Provided material:
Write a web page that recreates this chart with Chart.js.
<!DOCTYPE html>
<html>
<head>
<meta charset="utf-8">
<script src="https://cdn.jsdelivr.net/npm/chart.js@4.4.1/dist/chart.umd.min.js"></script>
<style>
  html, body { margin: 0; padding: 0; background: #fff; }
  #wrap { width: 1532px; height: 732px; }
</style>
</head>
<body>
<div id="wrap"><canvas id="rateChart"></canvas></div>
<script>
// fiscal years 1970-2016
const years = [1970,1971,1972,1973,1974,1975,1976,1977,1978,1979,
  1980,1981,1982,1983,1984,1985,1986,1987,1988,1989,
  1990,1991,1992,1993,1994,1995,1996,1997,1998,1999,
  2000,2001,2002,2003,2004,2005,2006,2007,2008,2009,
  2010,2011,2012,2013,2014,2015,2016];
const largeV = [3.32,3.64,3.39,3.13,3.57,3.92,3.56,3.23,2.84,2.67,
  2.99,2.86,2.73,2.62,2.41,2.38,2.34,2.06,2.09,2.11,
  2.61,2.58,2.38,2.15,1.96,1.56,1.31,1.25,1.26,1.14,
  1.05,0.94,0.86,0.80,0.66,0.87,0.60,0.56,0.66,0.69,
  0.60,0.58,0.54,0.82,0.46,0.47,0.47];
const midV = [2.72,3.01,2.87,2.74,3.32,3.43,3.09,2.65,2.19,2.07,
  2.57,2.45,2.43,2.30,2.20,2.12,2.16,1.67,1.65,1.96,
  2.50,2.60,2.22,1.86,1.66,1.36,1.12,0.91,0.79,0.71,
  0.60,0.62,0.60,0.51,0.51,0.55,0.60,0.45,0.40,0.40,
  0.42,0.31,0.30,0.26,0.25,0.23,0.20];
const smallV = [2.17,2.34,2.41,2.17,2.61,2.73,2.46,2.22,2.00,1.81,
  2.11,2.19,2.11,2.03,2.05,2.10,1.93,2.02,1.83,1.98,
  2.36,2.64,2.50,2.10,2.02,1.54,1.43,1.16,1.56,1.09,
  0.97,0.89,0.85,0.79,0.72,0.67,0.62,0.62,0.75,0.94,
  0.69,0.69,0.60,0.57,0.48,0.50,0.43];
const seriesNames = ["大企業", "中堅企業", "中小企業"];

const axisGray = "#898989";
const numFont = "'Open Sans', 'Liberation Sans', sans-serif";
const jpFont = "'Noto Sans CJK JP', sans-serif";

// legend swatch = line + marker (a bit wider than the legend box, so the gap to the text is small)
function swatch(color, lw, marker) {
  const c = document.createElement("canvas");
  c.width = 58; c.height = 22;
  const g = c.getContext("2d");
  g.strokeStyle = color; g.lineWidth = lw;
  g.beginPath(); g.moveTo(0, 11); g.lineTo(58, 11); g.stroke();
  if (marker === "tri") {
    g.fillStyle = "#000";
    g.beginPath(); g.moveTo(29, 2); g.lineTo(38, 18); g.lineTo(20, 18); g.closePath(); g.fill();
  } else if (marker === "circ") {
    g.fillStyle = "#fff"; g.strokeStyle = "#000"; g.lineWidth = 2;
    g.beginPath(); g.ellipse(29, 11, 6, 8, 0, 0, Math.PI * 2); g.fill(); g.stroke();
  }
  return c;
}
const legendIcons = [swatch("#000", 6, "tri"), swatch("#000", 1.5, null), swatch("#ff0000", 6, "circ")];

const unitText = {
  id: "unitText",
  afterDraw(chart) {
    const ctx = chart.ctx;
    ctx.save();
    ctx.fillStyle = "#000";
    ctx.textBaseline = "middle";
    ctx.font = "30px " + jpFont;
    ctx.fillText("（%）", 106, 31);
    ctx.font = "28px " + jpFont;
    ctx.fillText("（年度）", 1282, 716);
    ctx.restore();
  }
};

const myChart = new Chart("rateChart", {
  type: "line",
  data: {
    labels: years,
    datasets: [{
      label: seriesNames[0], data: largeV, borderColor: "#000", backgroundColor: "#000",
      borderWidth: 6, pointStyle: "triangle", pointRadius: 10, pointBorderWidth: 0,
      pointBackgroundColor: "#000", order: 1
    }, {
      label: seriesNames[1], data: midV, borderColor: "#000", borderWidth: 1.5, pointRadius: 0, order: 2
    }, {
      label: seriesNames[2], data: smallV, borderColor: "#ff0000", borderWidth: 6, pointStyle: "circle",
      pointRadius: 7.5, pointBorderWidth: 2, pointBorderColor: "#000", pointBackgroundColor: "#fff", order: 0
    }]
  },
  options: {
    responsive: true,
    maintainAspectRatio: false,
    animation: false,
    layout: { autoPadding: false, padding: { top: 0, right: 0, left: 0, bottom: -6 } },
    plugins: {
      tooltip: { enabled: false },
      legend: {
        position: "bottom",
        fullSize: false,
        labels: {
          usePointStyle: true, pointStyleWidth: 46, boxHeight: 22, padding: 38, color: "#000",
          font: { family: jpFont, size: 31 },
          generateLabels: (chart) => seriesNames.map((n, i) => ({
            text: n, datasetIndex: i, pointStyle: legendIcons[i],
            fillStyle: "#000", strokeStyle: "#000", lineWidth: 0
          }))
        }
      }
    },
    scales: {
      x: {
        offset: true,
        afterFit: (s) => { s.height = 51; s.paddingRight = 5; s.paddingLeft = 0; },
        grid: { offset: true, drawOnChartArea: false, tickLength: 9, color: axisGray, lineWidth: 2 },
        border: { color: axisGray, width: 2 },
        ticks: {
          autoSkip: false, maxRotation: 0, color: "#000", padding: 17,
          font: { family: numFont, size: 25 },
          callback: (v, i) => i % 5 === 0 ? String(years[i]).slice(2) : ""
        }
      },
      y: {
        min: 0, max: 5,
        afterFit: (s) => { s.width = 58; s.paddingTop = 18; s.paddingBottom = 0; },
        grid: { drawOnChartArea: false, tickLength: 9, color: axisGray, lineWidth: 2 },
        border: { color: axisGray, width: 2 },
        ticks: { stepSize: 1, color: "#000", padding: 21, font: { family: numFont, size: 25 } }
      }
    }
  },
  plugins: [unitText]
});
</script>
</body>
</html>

What the task requires: Go through the listing and copy all of it exactly.

Exercise solution:
Write a web page that recreates this chart with Chart.js.
<!DOCTYPE html>
<html>
<head>
<meta charset="utf-8">
<script src="https://cdn.jsdelivr.net/npm/chart.js@4.4.1/dist/chart.umd.min.js"></script>
<style>
  html, body { margin: 0; padding: 0; background: #fff; }
  #wrap { width: 1532px; height: 732px; }
</style>
</head>
<body>
<div id="wrap"><canvas id="rateChart"></canvas></div>
<script>
// fiscal years 1970-2016
const years = [1970,1971,1972,1973,1974,1975,1976,1977,1978,1979,
  1980,1981,1982,1983,1984,1985,1986,1987,1988,1989,
  1990,1991,1992,1993,1994,1995,1996,1997,1998,1999,
  2000,2001,2002,2003,2004,2005,2006,2007,2008,2009,
  2010,2011,2012,2013,2014,2015,2016];
const largeV = [3.32,3.64,3.39,3.13,3.57,3.92,3.56,3.23,2.84,2.67,
  2.99,2.86,2.73,2.62,2.41,2.38,2.34,2.06,2.09,2.11,
  2.61,2.58,2.38,2.15,1.96,1.56,1.31,1.25,1.26,1.14,
  1.05,0.94,0.86,0.80,0.66,0.87,0.60,0.56,0.66,0.69,
  0.60,0.58,0.54,0.82,0.46,0.47,0.47];
const midV = [2.72,3.01,2.87,2.74,3.32,3.43,3.09,2.65,2.19,2.07,
  2.57,2.45,2.43,2.30,2.20,2.12,2.16,1.67,1.65,1.96,
  2.50,2.60,2.22,1.86,1.66,1.36,1.12,0.91,0.79,0.71,
  0.60,0.62,0.60,0.51,0.51,0.55,0.60,0.45,0.40,0.40,
  0.42,0.31,0.30,0.26,0.25,0.23,0.20];
const smallV = [2.17,2.34,2.41,2.17,2.61,2.73,2.46,2.22,2.00,1.81,
  2.11,2.19,2.11,2.03,2.05,2.10,1.93,2.02,1.83,1.98,
  2.36,2.64,2.50,2.10,2.02,1.54,1.43,1.16,1.56,1.09,
  0.97,0.89,0.85,0.79,0.72,0.67,0.62,0.62,0.75,0.94,
  0.69,0.69,0.60,0.57,0.48,0.50,0.43];
const seriesNames = ["大企業", "中堅企業", "中小企業"];

const axisGray = "#898989";
const numFont = "'Open Sans', 'Liberation Sans', sans-serif";
const jpFont = "'Noto Sans CJK JP', sans-serif";

// legend swatch = line + marker (a bit wider than the legend box, so the gap to the text is small)
function swatch(color, lw, marker) {
  const c = document.createElement("canvas");
  c.width = 58; c.height = 22;
  const g = c.getContext("2d");
  g.strokeStyle = color; g.lineWidth = lw;
  g.beginPath(); g.moveTo(0, 11); g.lineTo(58, 11); g.stroke();
  if (marker === "tri") {
    g.fillStyle = "#000";
    g.beginPath(); g.moveTo(29, 2); g.lineTo(38, 18); g.lineTo(20, 18); g.closePath(); g.fill();
  } else if (marker === "circ") {
    g.fillStyle = "#fff"; g.strokeStyle = "#000"; g.lineWidth = 2;
    g.beginPath(); g.ellipse(29, 11, 6, 8, 0, 0, Math.PI * 2); g.fill(); g.stroke();
  }
  return c;
}
const legendIcons = [swatch("#000", 6, "tri"), swatch("#000", 1.5, null), swatch("#ff0000", 6, "circ")];

const unitText = {
  id: "unitText",
  afterDraw(chart) {
    const ctx = chart.ctx;
    ctx.save();
    ctx.fillStyle = "#000";
    ctx.textBaseline = "middle";
    ctx.font = "30px " + jpFont;
    ctx.fillText("（%）", 106, 31);
    ctx.font = "28px " + jpFont;
    ctx.fillText("（年度）", 1282, 716);
    ctx.restore();
  }
};

const myChart = new Chart("rateChart", {
  type: "line",
  data: {
    labels: years,
    datasets: [{
      label: seriesNames[0], data: largeV, borderColor: "#000", backgroundColor: "#000",
      borderWidth: 6, pointStyle: "triangle", pointRadius: 10, pointBorderWidth: 0,
      pointBackgroundColor: "#000", order: 1
    }, {
      label: seriesNames[1], data: midV, borderColor: "#000", borderWidth: 1.5, pointRadius: 0, order: 2
    }, {
      label: seriesNames[2], data: smallV, borderColor: "#ff0000", borderWidth: 6, pointStyle: "circle",
      pointRadius: 7.5, pointBorderWidth: 2, pointBorderColor: "#000", pointBackgroundColor: "#fff", order: 0
    }]
  },
  options: {
    responsive: true,
    maintainAspectRatio: false,
    animation: false,
    layout: { autoPadding: false, padding: { top: 0, right: 0, left: 0, bottom: -6 } },
    plugins: {
      tooltip: { enabled: false },
      legend: {
        position: "bottom",
        fullSize: false,
        labels: {
          usePointStyle: true, pointStyleWidth: 46, boxHeight: 22, padding: 38, color: "#000",
          font: { family: jpFont, size: 31 },
          generateLabels: (chart) => seriesNames.map((n, i) => ({
            text: n, datasetIndex: i, pointStyle: legendIcons[i],
            fillStyle: "#000", strokeStyle: "#000", lineWidth: 0
          }))
        }
      }
    },
    scales: {
      x: {
        offset: true,
        afterFit: (s) => { s.height = 51; s.paddingRight = 5; s.paddingLeft = 0; },
        grid: { offset: true, drawOnChartArea: false, tickLength: 9, color: axisGray, lineWidth: 2 },
        border: { color: axisGray, width: 2 },
        ticks: {
          autoSkip: false, maxRotation: 0, color: "#000", padding: 17,
          font: { family: numFont, size: 25 },
          callback: (v, i) => i % 5 === 0 ? String(years[i]).slice(2) : ""
        }
      },
      y: {
        min: 0, max: 5,
        afterFit: (s) => { s.width = 58; s.paddingTop = 18; s.paddingBottom = 0; },
        grid: { drawOnChartArea: false, tickLength: 9, color: axisGray, lineWidth: 2 },
        border: { color: axisGray, width: 2 },
        ticks: { stepSize: 1, color: "#000", padding: 21, font: { family: numFont, size: 25 } }
      }
    }
  },
  plugins: [unitText]
});
</script>
</body>
</html>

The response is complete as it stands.